The squads being deputed by the Brihanmumbai Municipal Corporation (BMC) to spot leakages and contamination in the water supply will also check residents suffering from water-contamination-related ailments. A civic health department team will join hands with the water department to control waterborne disease.
The water department is initiating a drive — from April 25 to May 9 — to plug leaks and contamination before the monsoon begins.
During the drive, a water department team will inspect and plug leaks in each ward while the health team will coordinate with it to survey the area for cases of waterborne diseases. “If the health team finds any patients, it will distribute chlorine tablets in the area,” said Rahul Shewale, chairman of the civic Standing Committee, who initiated the drive.
Contaminated water could lead to gastro, jaundice, cholera, diarrhoea and hepatitis.
In April 2010, Vrushali Pawar, 26, and Kavita Aitala, 23, residents of a slum rehabilitation building at Worli died of jaundice.

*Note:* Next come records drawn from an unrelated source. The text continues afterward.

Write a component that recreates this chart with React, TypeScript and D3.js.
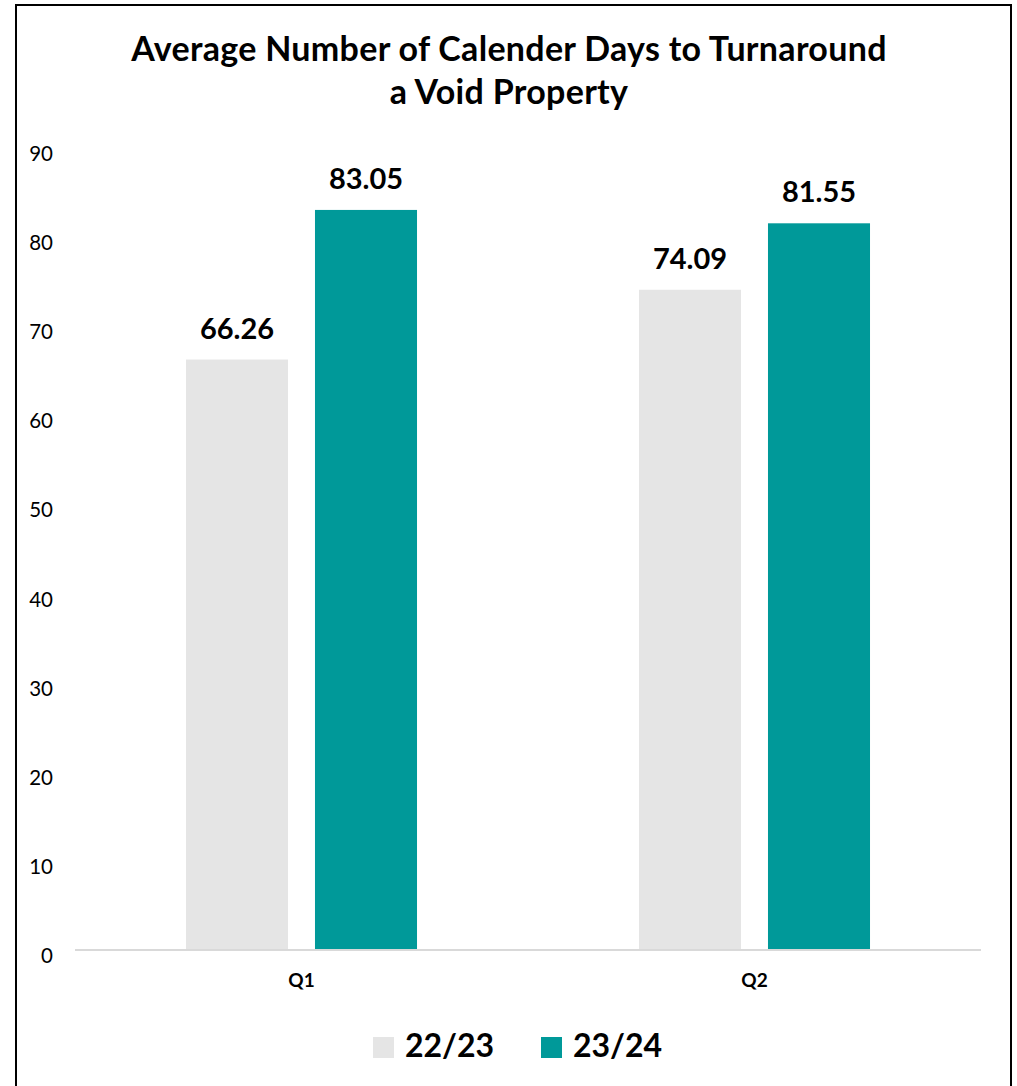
import React from "react";
import * as d3 from "d3";

const categories = ["Q1", "Q2"];
const seriesNames = ["22/23", "23/24"];
const values2223 = [66.26, 74.09];
const values2324 = [83.05, 81.55];
const seriesColors = ["#E5E5E5", "#009999"];
const yTicks = [0, 10, 20, 30, 40, 50, 60, 70, 80, 90];
const titleLines = ["Average Number of Calender Days to Turnaround", "a Void Property"];

const W = 1017;
const H = 1086;
const FONT = "Lato, 'Open Sans', sans-serif";

export default function App() {
  const plotLeft = 75;
  const plotRight = 981;
  const y = d3.scaleLinear().domain([0, 90]).range([950, 148]);
  const x0 = d3
    .scaleBand<string>()
    .domain(categories)
    .range([plotLeft, plotRight])
    .paddingInner(0.49)
    .paddingOuter(0.245);
  const x1 = d3
    .scaleBand<string>()
    .domain(seriesNames)
    .range([0, x0.bandwidth()])
    .paddingInner(0.209);
  const series = [values2223, values2324];

  return (
    <svg
      width={W}
      height={H}
      style={{ position: "absolute", left: 0, top: 0, background: "#fff" }}
      fontFamily={FONT}
    >
      <rect x={0} y={0} width={W} height={H} fill="#fff" />
      <rect x={16} y={5} width={995} height={H + 10} fill="none" stroke="#000" strokeWidth={2} />
      {titleLines.map((t, i) => (
        <text
          key={t}
          x={509}
          y={61 + i * 43}
          textAnchor="middle"
          fontSize={34}
          letterSpacing={0.3}
          fontWeight="bold"
          fill="#000"
        >
          {t}
        </text>
      ))}
      {yTicks.map((v) => (
        <text
          key={v}
          x={53}
          y={y(v) + 5}
          textAnchor="end"
          dominantBaseline="central"
          fontSize={20.5}
          fill="#000"
        >
          {v}
        </text>
      ))}
      {categories.map((c, ci) => (
        <g key={c} transform={`translate(${x0(c)},0)`}>
          {seriesNames.map((s, si) => {
            const v = series[si][ci];
            const bx = x1(s)!;
            return (
              <g key={s}>
                <rect
                  x={bx}
                  y={y(v)}
                  width={x1.bandwidth()}
                  height={y(0) - y(v)}
                  fill={seriesColors[si]}
                />
                <text
                  x={bx + x1.bandwidth() / 2}
                  y={y(v) - 21}
                  textAnchor="middle"
                  fontSize={29}
                  fontWeight="bold"
                  fill="#000"
                >
                  {v.toFixed(2)}
                </text>
              </g>
            );
          })}
          <text
            x={x0.bandwidth() / 2}
            y={987}
            textAnchor="middle"
            fontSize={19}
            fontWeight="bold"
            fill="#000"
          >
            {c}
          </text>
        </g>
      ))}
      <line x1={plotLeft} x2={plotRight} y1={y(0)} y2={y(0)} stroke="#D9D9D9" strokeWidth={2} />
      {seriesNames.map((s, si) => {
        const lx = 373 + si * 168;
        return (
          <g key={s}>
            <rect x={lx} y={1037} width={21} height={21} fill={seriesColors[si]} />
            <text x={lx + 32} y={1057} fontSize={32} fontWeight="bold" fill="#000">
              {s}
            </text>
          </g>
        );
      })}
    </svg>
  );
}
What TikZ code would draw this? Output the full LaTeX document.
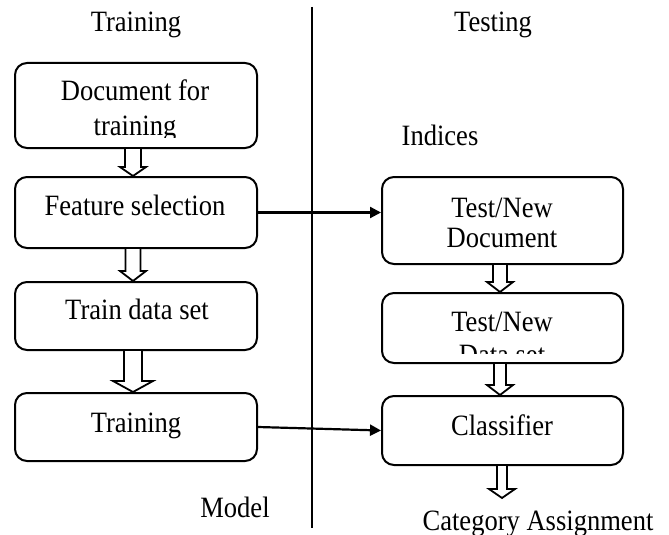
\documentclass[tikz,border=0pt]{standalone}
\usepackage{fontspec}
\setmainfont{Liberation Serif}[FakeStretch=0.9]
\usetikzlibrary{arrows.meta,calc}

% Hollow block arrow from the bottom of one box to the top of the next.
% #1 source node, #2 target node or coordinate, #3 x position,
% #4 shaft half width, #5 head half width, #6 head length
\newcommand{\blockarrow}[6]{%
  \draw[blockline] let \p1=(#1.south), \p2=(#2) in
    (#3-#4,\y1) -- (#3-#4,\y2+#6) -- (#3-#5,\y2+#6) -- (#3,\y2)
    -- (#3+#5,\y2+#6) -- (#3+#4,\y2+#6) -- (#3+#4,\y1);%
}

\begin{document}
\begin{tikzpicture}[x=1pt,y=-1pt,
  box/.style={draw, line width=2pt, rounded corners=12pt, inner sep=0pt},
  lbl/.style={font=\fontsize{29.5}{34}\selectfont, anchor=base, inner sep=0pt},
  blockline/.style={draw, line width=1.8pt, line join=miter, fill=white},
  conn/.style={line width=2.2pt, -{Triangle[length=11pt,width=11pt]}},
  divider/.style={line width=2pt}]
\useasboundingbox (0,0) rectangle (669,535);

% column headings and divider
\node[lbl] (thead) at (136,32) {Training};
\node[lbl] (shead) at (493,32) {Testing};
\coordinate (divtop) at (312,7);
\coordinate (divbot) at (312,528);
\draw[divider] (divtop) -- (divbot);

% training column boxes
\node[box, minimum width=242pt, minimum height=85pt] (b1) at (136,105.5) {};
\node[box, minimum width=242pt, minimum height=71pt] (b2) at (136,212.5) {};
\node[box, minimum width=242pt, minimum height=68pt] (b3) at (136,316) {};
\node[box, minimum width=242pt, minimum height=68pt] (b4) at (136,427) {};

\begin{scope}
  \clip (b1.north west) rectangle ([yshift=12pt]b1.south east);
  \node[lbl] (t1a) at (135,100) {Document for};
  \node[lbl] (t1b) at (135,135) {training};
\end{scope}
\node[lbl] (t2) at (135,215) {Feature selection};
\node[lbl] (t3) at (137,319) {Train data set};
\node[lbl] (t4) at (136,432) {Training};

% testing column boxes
\node[box, minimum width=241pt, minimum height=87pt] (r1) at (502.5,220.5) {};
\node[box, minimum width=241pt, minimum height=70pt] (r2) at (502.5,328) {};
\node[box, minimum width=241pt, minimum height=69pt] (r3) at (502.5,430.5) {};

\node[lbl] (u1a) at (502,217) {Test/New};
\node[lbl] (u1b) at (502,247) {Document};
\begin{scope}
  \clip (r2.north west) rectangle ([yshift=11pt]r2.south east);
  \node[lbl] (u2a) at (502,331) {Test/New};
  \node[lbl] (u2b) at (502,364) {Data set};
\end{scope}
\node[lbl] (u3) at (502,435) {Classifier};

% free labels
\node[lbl] (idx) at (440,145) {Indices};
\node[lbl] (mdl) at (235,517) {Model};
\node[lbl] (cat) at (538,530) {Category Assignment};

% block arrows between stages
\blockarrow{b1}{b2.north}{133}{8}{13}{9}
\blockarrow{b2}{b3.north}{133}{7.5}{13}{10}
\blockarrow{b3}{b4.north}{133}{9}{20}{11}
\blockarrow{r1}{r2.north}{500}{7}{13}{10}
\blockarrow{r2}{r3.north}{500}{6}{13}{10}
\coordinate (outtip) at (502,498);
\blockarrow{r3}{outtip}{502}{5}{13}{9}

% links from training to testing
\draw[conn] (b2.east) -- (b2.east -| r1.west);
\draw[conn] (b4.east) -- (r3.west);
\end{tikzpicture}
\end{document}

Both were pregnant.
The Bombay high court took serious note of a public interest litigation after the deaths. The BMC claimed in its affidavit that water supplied from the main to the building was clean and potable, but had got contaminated due to unhygienic surroundings.
“We have taken this drive as a precautionary measure. It will be observed as ‘Save Water Fortnight’. If needed, we could extend it beyond the dates set,” said Shewale. All ward offices will have to prepare a list of leaks in their areas and attend to them on a priority.
“We will fine the contractor concerned if he does not cooperate with the BMC staff during the drive,” said RB Bambale, BMC’s hydraulic engineer. A report will be compiled after the drive is completed, said Bambale.
The Hindustan Times has been consistently drawing attention to the alarmingly high contamination levels in Mumbai. On April 18, it reported the high number of contamination complaints received and the cause of the contamination.